One of the intellectual problems encountered by atheism, though not one that is frequently mentioned, is its tendency to reductionism. If the universe is closed, then ultimately the story of things is much less complex than they might otherwise be and far more predictable. Indeed, the atheist account of reality is frequently boring. I am reminded of Carl Sagan’s now famous description of the stars: “Billions and billions” (no one else could do as much with the letter “b” as Carl). The sadness of his account was that bigness somehow was made to substitute for the wonder of everything. In the end, finite is still just finite.
Most recently, one of the new champions of atheism (and they are getting a bit bolder these days), Daniel Dennett, has offered a book: Breaking the Spell: Religion as a Natural Phenomenon. It is devastatingly reviewed in last January’s First Things by David Hart, an Orthodox lay theologian. Hart is among the more deft of contemporary writers with an insight into both theology and contemporary culture that is masterful, to say the least. I only hope that if I ever write a book, and it were reviewed by Hart, that it would be a book he liked. When he dismantles something, it is pretty much done for.
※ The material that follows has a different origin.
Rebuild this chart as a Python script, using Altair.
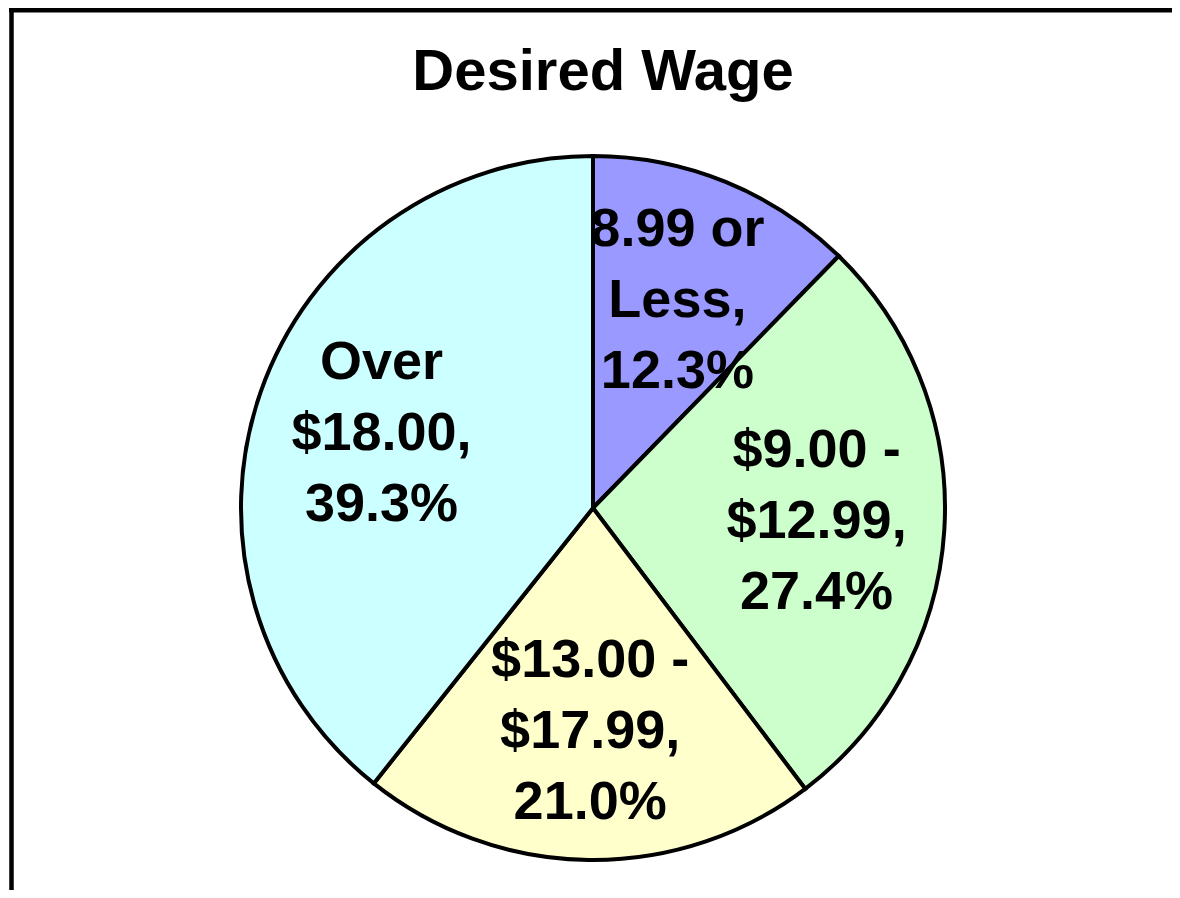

Dennett’s thesis is to put forward the idea that religion is merely a natural phenomenon that evolved like everything else. Hart deconstructs Dennett’s thesis as thoroughly as I could imagine. I offer a short quote:
Unfortunately, all evolutionary stories about culture suffer from certain inherent problems. Evolutionary biology is a science that investigates chains of physical causation and the development of organic life, and these are all it can investigate with any certainty. The moment its principles are extended into areas to which they are not properly applicable, it begins to cross the line from the scientific to the speculative. This is fine, perhaps, so long as one is conscious from the first that one is proceeding in stochastic fashion and by analogy, and that one’s conclusions will always be unable to command anyone’s assent. When, though, those principles are translated into a universal account of things that are not in any definable way biological or physically causal, they have been absorbed into a kind of impressionistic mythology, or perhaps into a kind of metaphysics, one whose guiding premises are entirely unverifiable.
In fact, the presupposition that all social phenomena must have an evolutionary basis and that it is legitimate to attempt to explain every phenomenon solely in terms of the benefit it may confer (the “cui bono? question,” as Dennett likes to say) is of only suppositious validity. Immensely complex cultural realities like art, religion, and morality have no genomic sequences to unfold, exhibit no concatenations of material causes and effects, and offer nothing for the scrupulous researcher to quantify or dissect.
Hart is a masterful writer, occasionally dense to the reader – but always worth spending the time to follow the paths he makes. The entire article may be read here. I heartily (no pun intended) recommend it.